··· Source excerpt

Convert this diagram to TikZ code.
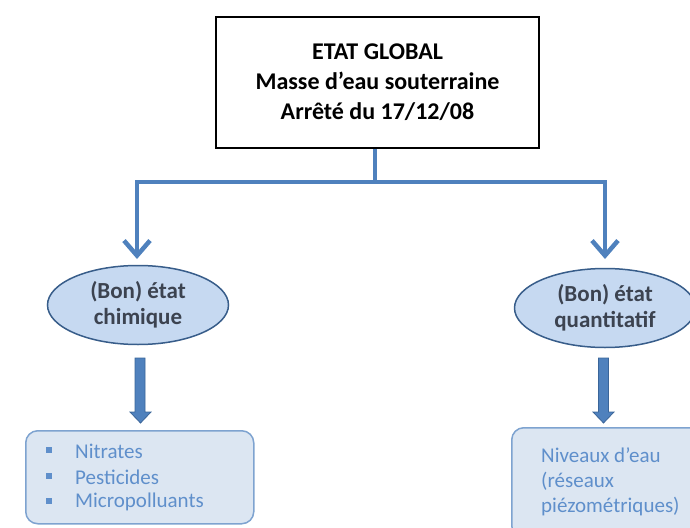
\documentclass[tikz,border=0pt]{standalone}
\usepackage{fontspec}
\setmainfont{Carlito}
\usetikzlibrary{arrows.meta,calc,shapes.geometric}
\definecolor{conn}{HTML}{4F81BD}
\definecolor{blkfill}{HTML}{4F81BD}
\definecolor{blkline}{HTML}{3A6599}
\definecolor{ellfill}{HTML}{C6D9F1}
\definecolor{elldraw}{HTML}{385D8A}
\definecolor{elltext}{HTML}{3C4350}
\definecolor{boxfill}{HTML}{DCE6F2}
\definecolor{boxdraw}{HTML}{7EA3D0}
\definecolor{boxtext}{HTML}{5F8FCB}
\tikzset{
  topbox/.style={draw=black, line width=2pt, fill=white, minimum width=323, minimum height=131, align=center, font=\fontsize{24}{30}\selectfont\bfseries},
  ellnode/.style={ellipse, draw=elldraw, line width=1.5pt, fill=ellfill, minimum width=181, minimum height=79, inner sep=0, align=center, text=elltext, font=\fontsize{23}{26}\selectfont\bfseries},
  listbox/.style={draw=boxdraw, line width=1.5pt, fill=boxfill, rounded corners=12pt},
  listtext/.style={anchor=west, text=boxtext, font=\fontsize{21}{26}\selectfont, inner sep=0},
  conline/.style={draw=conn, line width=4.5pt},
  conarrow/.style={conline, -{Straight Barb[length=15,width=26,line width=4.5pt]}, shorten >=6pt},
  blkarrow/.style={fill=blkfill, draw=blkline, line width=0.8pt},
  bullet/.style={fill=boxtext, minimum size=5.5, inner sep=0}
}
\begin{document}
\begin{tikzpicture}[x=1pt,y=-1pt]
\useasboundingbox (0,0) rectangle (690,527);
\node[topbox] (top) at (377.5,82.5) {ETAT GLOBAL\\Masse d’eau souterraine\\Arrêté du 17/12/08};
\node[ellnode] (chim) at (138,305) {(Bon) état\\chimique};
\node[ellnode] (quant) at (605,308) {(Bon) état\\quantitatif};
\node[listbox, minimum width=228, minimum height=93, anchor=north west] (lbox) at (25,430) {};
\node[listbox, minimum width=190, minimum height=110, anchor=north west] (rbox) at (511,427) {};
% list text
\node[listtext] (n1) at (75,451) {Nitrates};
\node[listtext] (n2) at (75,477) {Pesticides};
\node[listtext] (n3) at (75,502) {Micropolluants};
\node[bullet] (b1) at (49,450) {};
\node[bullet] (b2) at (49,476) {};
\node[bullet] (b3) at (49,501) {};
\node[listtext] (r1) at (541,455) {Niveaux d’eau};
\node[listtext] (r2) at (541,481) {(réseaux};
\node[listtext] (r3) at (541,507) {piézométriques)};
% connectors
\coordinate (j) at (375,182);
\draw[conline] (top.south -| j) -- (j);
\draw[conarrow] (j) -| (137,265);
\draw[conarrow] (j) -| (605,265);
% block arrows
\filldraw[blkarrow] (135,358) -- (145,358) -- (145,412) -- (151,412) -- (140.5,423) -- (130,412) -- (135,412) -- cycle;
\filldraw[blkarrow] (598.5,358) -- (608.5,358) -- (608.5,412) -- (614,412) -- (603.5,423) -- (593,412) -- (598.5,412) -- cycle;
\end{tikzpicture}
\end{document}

······

Directions for this task:
Quote the material word for word, dropping any images it holds.

Output for this exercise:
Convert this diagram to TikZ code.
\documentclass[tikz,border=0pt]{standalone}
\usepackage{fontspec}
\setmainfont{Carlito}
\usetikzlibrary{arrows.meta,calc,shapes.geometric}
\definecolor{conn}{HTML}{4F81BD}
\definecolor{blkfill}{HTML}{4F81BD}
\definecolor{blkline}{HTML}{3A6599}
\definecolor{ellfill}{HTML}{C6D9F1}
\definecolor{elldraw}{HTML}{385D8A}
\definecolor{elltext}{HTML}{3C4350}
\definecolor{boxfill}{HTML}{DCE6F2}
\definecolor{boxdraw}{HTML}{7EA3D0}
\definecolor{boxtext}{HTML}{5F8FCB}
\tikzset{
  topbox/.style={draw=black, line width=2pt, fill=white, minimum width=323, minimum height=131, align=center, font=\fontsize{24}{30}\selectfont\bfseries},
  ellnode/.style={ellipse, draw=elldraw, line width=1.5pt, fill=ellfill, minimum width=181, minimum height=79, inner sep=0, align=center, text=elltext, font=\fontsize{23}{26}\selectfont\bfseries},
  listbox/.style={draw=boxdraw, line width=1.5pt, fill=boxfill, rounded corners=12pt},
  listtext/.style={anchor=west, text=boxtext, font=\fontsize{21}{26}\selectfont, inner sep=0},
  conline/.style={draw=conn, line width=4.5pt},
  conarrow/.style={conline, -{Straight Barb[length=15,width=26,line width=4.5pt]}, shorten >=6pt},
  blkarrow/.style={fill=blkfill, draw=blkline, line width=0.8pt},
  bullet/.style={fill=boxtext, minimum size=5.5, inner sep=0}
}
\begin{document}
\begin{tikzpicture}[x=1pt,y=-1pt]
\useasboundingbox (0,0) rectangle (690,527);
\node[topbox] (top) at (377.5,82.5) {ETAT GLOBAL\\Masse d’eau souterraine\\Arrêté du 17/12/08};
\node[ellnode] (chim) at (138,305) {(Bon) état\\chimique};
\node[ellnode] (quant) at (605,308) {(Bon) état\\quantitatif};
\node[listbox, minimum width=228, minimum height=93, anchor=north west] (lbox) at (25,430) {};
\node[listbox, minimum width=190, minimum height=110, anchor=north west] (rbox) at (511,427) {};
% list text
\node[listtext] (n1) at (75,451) {Nitrates};
\node[listtext] (n2) at (75,477) {Pesticides};
\node[listtext] (n3) at (75,502) {Micropolluants};
\node[bullet] (b1) at (49,450) {};
\node[bullet] (b2) at (49,476) {};
\node[bullet] (b3) at (49,501) {};
\node[listtext] (r1) at (541,455) {Niveaux d’eau};
\node[listtext] (r2) at (541,481) {(réseaux};
\node[listtext] (r3) at (541,507) {piézométriques)};
% connectors
\coordinate (j) at (375,182);
\draw[conline] (top.south -| j) -- (j);
\draw[conarrow] (j) -| (137,265);
\draw[conarrow] (j) -| (605,265);
% block arrows
\filldraw[blkarrow] (135,358) -- (145,358) -- (145,412) -- (151,412) -- (140.5,423) -- (130,412) -- (135,412) -- cycle;
\filldraw[blkarrow] (598.5,358) -- (608.5,358) -- (608.5,412) -- (614,412) -- (603.5,423) -- (593,412) -- (598.5,412) -- cycle;
\end{tikzpicture}
\end{document}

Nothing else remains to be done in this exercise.